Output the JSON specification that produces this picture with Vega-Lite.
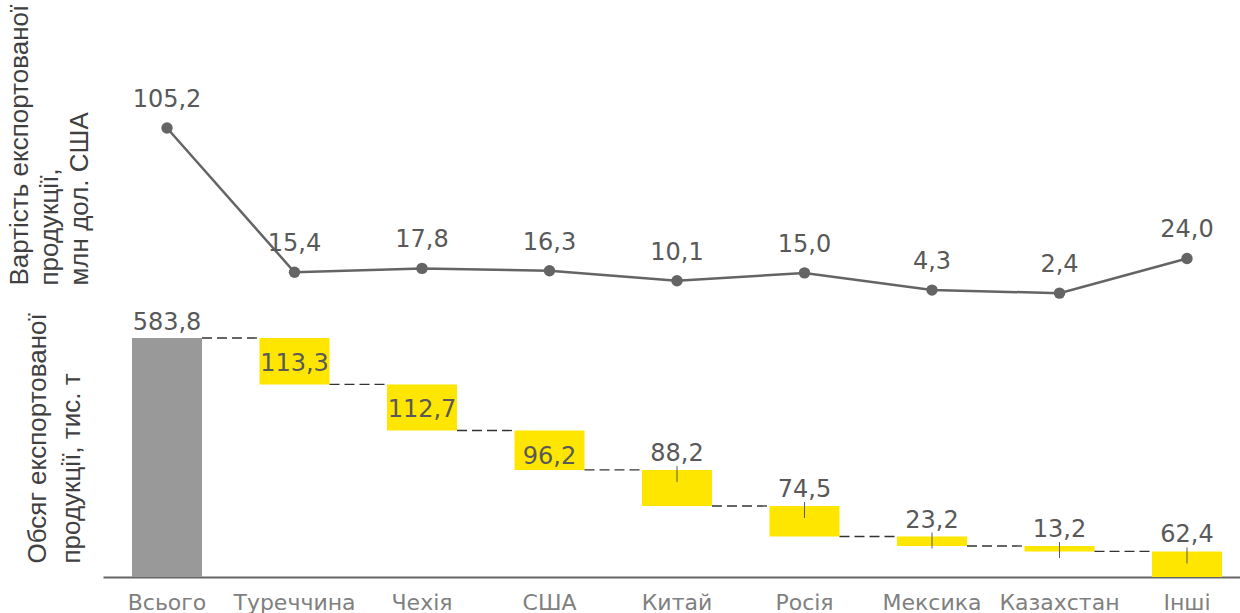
{
  "$schema": "https://vega.github.io/schema/vega-lite/v6.json",
  "width": 1137,
  "height": 577,
  "autosize": {"type": "none"},
  "padding": {"left": 103, "top": 0, "right": 0, "bottom": 36},
  "config": {
    "view": {"stroke": null},
    "font": "DejaVu Sans",
    "locale": {"number": {"decimal": ",", "thousands": " ", "grouping": [3], "currency": ["", ""]}}
  },
  "data": {
    "values": [
      {"cat": "Всього", "usd": 105.2, "amount": 583.8, "from": 0, "to": 583.8},
      {"cat": "Туреччина", "usd": 15.4, "amount": 113.3, "from": 583.8, "to": 470.5},
      {"cat": "Чехія", "usd": 17.8, "amount": 112.7, "from": 470.5, "to": 357.8},
      {"cat": "США", "usd": 16.3, "amount": 96.2, "from": 357.8, "to": 261.6},
      {"cat": "Китай", "usd": 10.1, "amount": 88.2, "from": 261.6, "to": 173.4},
      {"cat": "Росія", "usd": 15.0, "amount": 74.5, "from": 173.4, "to": 98.9},
      {"cat": "Мексика", "usd": 4.3, "amount": 23.2, "from": 98.9, "to": 75.7},
      {"cat": "Казахстан", "usd": 2.4, "amount": 13.2, "from": 75.7, "to": 62.5},
      {"cat": "Інші", "usd": 24.0, "amount": 62.4, "from": 62.4, "to": 0}
    ]
  },
  "encoding": {
    "x": {
      "field": "cat",
      "type": "nominal",
      "sort": null,
      "scale": {
        "domain": ["Всього", "Туреччина", "Чехія", "США", "Китай", "Росія", "Мексика", "Казахстан", "Інші"],
        "range": [0, 1148],
        "paddingInner": 0.451,
        "paddingOuter": 0.2275
      },
      "axis": {
        "title": null,
        "ticks": false,
        "grid": false,
        "domainColor": "#666666",
        "domainWidth": 2,
        "labelFont": "DejaVu Sans",
        "labelFontSize": 22,
        "labelColor": "#808080",
        "labelPadding": 32,
        "labelBaseline": "alphabetic",
        "labelAngle": 0
      }
    }
  },
  "layer": [
    {
      "encoding": {
        "y": {
          "field": "usd",
          "type": "quantitative",
          "scale": {"domain": [0, 105.2], "range": [297, 128], "nice": false, "zero": true},
          "axis": {
            "orient": "left",
            "title": ["Вартість експортованої", "продукції,", "млн дол. США"],
            "labels": false,
            "ticks": false,
            "domain": false,
            "grid": false,
            "titleFont": "Liberation Sans",
            "titleFontSize": 26,
            "titleFontWeight": "normal",
            "titleColor": "#404040",
            "titleAngle": -90,
            "titleAlign": "left",
            "titleBaseline": "alphabetic",
            "titleX": -76,
            "titleY": 285,
            "titleLineHeight": 30
          }
        }
      },
      "layer": [
        {"mark": {"type": "line", "color": "#646464", "strokeWidth": 2.5}},
        {"mark": {"type": "point", "filled": true, "size": 130, "color": "#646464", "opacity": 1}},
        {
          "mark": {"type": "text", "dy": -21, "baseline": "alphabetic", "fontSize": 24, "color": "#595959", "font": "DejaVu Sans"},
          "encoding": {"text": {"field": "usd", "type": "quantitative", "format": ".1f"}}
        }
      ]
    },
    {
      "layer": [
        {
          "mark": {"type": "bar"},
          "encoding": {
            "y": {
              "field": "from",
              "type": "quantitative",
              "scale": {"domain": [0, 583.8], "range": [577, 338], "nice": false, "zero": true},
              "axis": {
                "orient": "left",
                "title": ["Обсяг експортованої", "продукції, тис. т"],
                "labels": false,
                "ticks": false,
                "domain": false,
                "grid": false,
                "titleFont": "Liberation Sans",
                "titleFontSize": 26,
                "titleFontWeight": "normal",
                "titleColor": "#404040",
                "titleAngle": -90,
                "titleAlign": "left",
                "titleBaseline": "alphabetic",
                "titleX": -58,
                "titleY": 563,
                "titleLineHeight": 34
              }
            },
            "y2": {"field": "to"},
            "color": {"condition": {"test": "datum.cat == 'Всього'", "value": "#999999"}, "value": "#FFE600"}
          }
        },
        {
          "transform": [
            {"window": [{"op": "lead", "field": "cat", "as": "next"}]},
            {"filter": "datum.next != null"}
          ],
          "mark": {"type": "rule", "strokeDash": [10, 5], "color": "#333333", "strokeWidth": 1.3, "xOffset": 35, "x2Offset": -35},
          "encoding": {
            "x2": {"field": "next"},
            "y": {"field": "to", "type": "quantitative"}
          }
        },
        {
          "transform": [{"filter": "datum.cat != 'Всього' && datum.amount < 90"}],
          "mark": {"type": "rule", "color": "#595959", "strokeWidth": 1, "yOffset": -4, "y2Offset": 12},
          "encoding": {
            "y": {"field": "from", "type": "quantitative"},
            "y2": {"field": "from"}
          }
        },
        {
          "transform": [{"filter": "datum.cat == 'Всього'"}],
          "mark": {"type": "text", "dy": -8, "baseline": "alphabetic", "fontSize": 24, "color": "#595959", "font": "DejaVu Sans"},
          "encoding": {
            "y": {"field": "to", "type": "quantitative"},
            "text": {"field": "amount", "type": "quantitative", "format": ".1f"}
          }
        },
        {
          "transform": [{"filter": "datum.cat != 'Всього' && datum.amount > 90"}],
          "mark": {"type": "text", "dy": 33, "baseline": "alphabetic", "fontSize": 24, "color": "#595959", "font": "DejaVu Sans"},
          "encoding": {
            "y": {"field": "from", "type": "quantitative"},
            "text": {"field": "amount", "type": "quantitative", "format": ".1f"}
          }
        },
        {
          "transform": [{"filter": "datum.cat != 'Всього' && datum.amount < 90"}],
          "mark": {"type": "text", "dy": -9, "baseline": "alphabetic", "fontSize": 24, "color": "#595959", "font": "DejaVu Sans"},
          "encoding": {
            "y": {"field": "from", "type": "quantitative"},
            "text": {"field": "amount", "type": "quantitative", "format": ".1f"}
          }
        }
      ]
    }
  ],
  "resolve": {"scale": {"y": "independent"}}
}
........
§ **Exercise goal**
Copy out the whole listing exactly, and don't carry over any pictures.

§ **Exercise output**
Output the JSON specification that produces this picture with Vega-Lite.
{
  "$schema": "https://vega.github.io/schema/vega-lite/v6.json",
  "width": 1137,
  "height": 577,
  "autosize": {"type": "none"},
  "padding": {"left": 103, "top": 0, "right": 0, "bottom": 36},
  "config": {
    "view": {"stroke": null},
    "font": "DejaVu Sans",
    "locale": {"number": {"decimal": ",", "thousands": " ", "grouping": [3], "currency": ["", ""]}}
  },
  "data": {
    "values": [
      {"cat": "Всього", "usd": 105.2, "amount": 583.8, "from": 0, "to": 583.8},
      {"cat": "Туреччина", "usd": 15.4, "amount": 113.3, "from": 583.8, "to": 470.5},
      {"cat": "Чехія", "usd": 17.8, "amount": 112.7, "from": 470.5, "to": 357.8},
      {"cat": "США", "usd": 16.3, "amount": 96.2, "from": 357.8, "to": 261.6},
      {"cat": "Китай", "usd": 10.1, "amount": 88.2, "from": 261.6, "to": 173.4},
      {"cat": "Росія", "usd": 15.0, "amount": 74.5, "from": 173.4, "to": 98.9},
      {"cat": "Мексика", "usd": 4.3, "amount": 23.2, "from": 98.9, "to": 75.7},
      {"cat": "Казахстан", "usd": 2.4, "amount": 13.2, "from": 75.7, "to": 62.5},
      {"cat": "Інші", "usd": 24.0, "amount": 62.4, "from": 62.4, "to": 0}
    ]
  },
  "encoding": {
    "x": {
      "field": "cat",
      "type": "nominal",
      "sort": null,
      "scale": {
        "domain": ["Всього", "Туреччина", "Чехія", "США", "Китай", "Росія", "Мексика", "Казахстан", "Інші"],
        "range": [0, 1148],
        "paddingInner": 0.451,
        "paddingOuter": 0.2275
      },
      "axis": {
        "title": null,
        "ticks": false,
        "grid": false,
        "domainColor": "#666666",
        "domainWidth": 2,
        "labelFont": "DejaVu Sans",
        "labelFontSize": 22,
        "labelColor": "#808080",
        "labelPadding": 32,
        "labelBaseline": "alphabetic",
        "labelAngle": 0
      }
    }
  },
  "layer": [
    {
      "encoding": {
        "y": {
          "field": "usd",
          "type": "quantitative",
          "scale": {"domain": [0, 105.2], "range": [297, 128], "nice": false, "zero": true},
          "axis": {
            "orient": "left",
            "title": ["Вартість експортованої", "продукції,", "млн дол. США"],
            "labels": false,
            "ticks": false,
            "domain": false,
            "grid": false,
            "titleFont": "Liberation Sans",
            "titleFontSize": 26,
            "titleFontWeight": "normal",
            "titleColor": "#404040",
            "titleAngle": -90,
            "titleAlign": "left",
            "titleBaseline": "alphabetic",
            "titleX": -76,
            "titleY": 285,
            "titleLineHeight": 30
          }
        }
      },
      "layer": [
        {"mark": {"type": "line", "color": "#646464", "strokeWidth": 2.5}},
        {"mark": {"type": "point", "filled": true, "size": 130, "color": "#646464", "opacity": 1}},
        {
          "mark": {"type": "text", "dy": -21, "baseline": "alphabetic", "fontSize": 24, "color": "#595959", "font": "DejaVu Sans"},
          "encoding": {"text": {"field": "usd", "type": "quantitative", "format": ".1f"}}
        }
      ]
    },
    {
      "layer": [
        {
          "mark": {"type": "bar"},
          "encoding": {
            "y": {
              "field": "from",
              "type": "quantitative",
              "scale": {"domain": [0, 583.8], "range": [577, 338], "nice": false, "zero": true},
              "axis": {
                "orient": "left",
                "title": ["Обсяг експортованої", "продукції, тис. т"],
                "labels": false,
                "ticks": false,
                "domain": false,
                "grid": false,
                "titleFont": "Liberation Sans",
                "titleFontSize": 26,
                "titleFontWeight": "normal",
                "titleColor": "#404040",
                "titleAngle": -90,
                "titleAlign": "left",
                "titleBaseline": "alphabetic",
                "titleX": -58,
                "titleY": 563,
                "titleLineHeight": 34
              }
            },
            "y2": {"field": "to"},
            "color": {"condition": {"test": "datum.cat == 'Всього'", "value": "#999999"}, "value": "#FFE600"}
          }
        },
        {
          "transform": [
            {"window": [{"op": "lead", "field": "cat", "as": "next"}]},
            {"filter": "datum.next != null"}
          ],
          "mark": {"type": "rule", "strokeDash": [10, 5], "color": "#333333", "strokeWidth": 1.3, "xOffset": 35, "x2Offset": -35},
          "encoding": {
            "x2": {"field": "next"},
            "y": {"field": "to", "type": "quantitative"}
          }
        },
        {
          "transform": [{"filter": "datum.cat != 'Всього' && datum.amount < 90"}],
          "mark": {"type": "rule", "color": "#595959", "strokeWidth": 1, "yOffset": -4, "y2Offset": 12},
          "encoding": {
            "y": {"field": "from", "type": "quantitative"},
            "y2": {"field": "from"}
          }
        },
        {
          "transform": [{"filter": "datum.cat == 'Всього'"}],
          "mark": {"type": "text", "dy": -8, "baseline": "alphabetic", "fontSize": 24, "color": "#595959", "font": "DejaVu Sans"},
          "encoding": {
            "y": {"field": "to", "type": "quantitative"},
            "text": {"field": "amount", "type": "quantitative", "format": ".1f"}
          }
        },
        {
          "transform": [{"filter": "datum.cat != 'Всього' && datum.amount > 90"}],
          "mark": {"type": "text", "dy": 33, "baseline": "alphabetic", "fontSize": 24, "color": "#595959", "font": "DejaVu Sans"},
          "encoding": {
            "y": {"field": "from", "type": "quantitative"},
            "text": {"field": "amount", "type": "quantitative", "format": ".1f"}
          }
        },
        {
          "transform": [{"filter": "datum.cat != 'Всього' && datum.amount < 90"}],
          "mark": {"type": "text", "dy": -9, "baseline": "alphabetic", "fontSize": 24, "color": "#595959", "font": "DejaVu Sans"},
          "encoding": {
            "y": {"field": "from", "type": "quantitative"},
            "text": {"field": "amount", "type": "quantitative", "format": ".1f"}
          }
        }
      ]
    }
  ],
  "resolve": {"scale": {"y": "independent"}}
}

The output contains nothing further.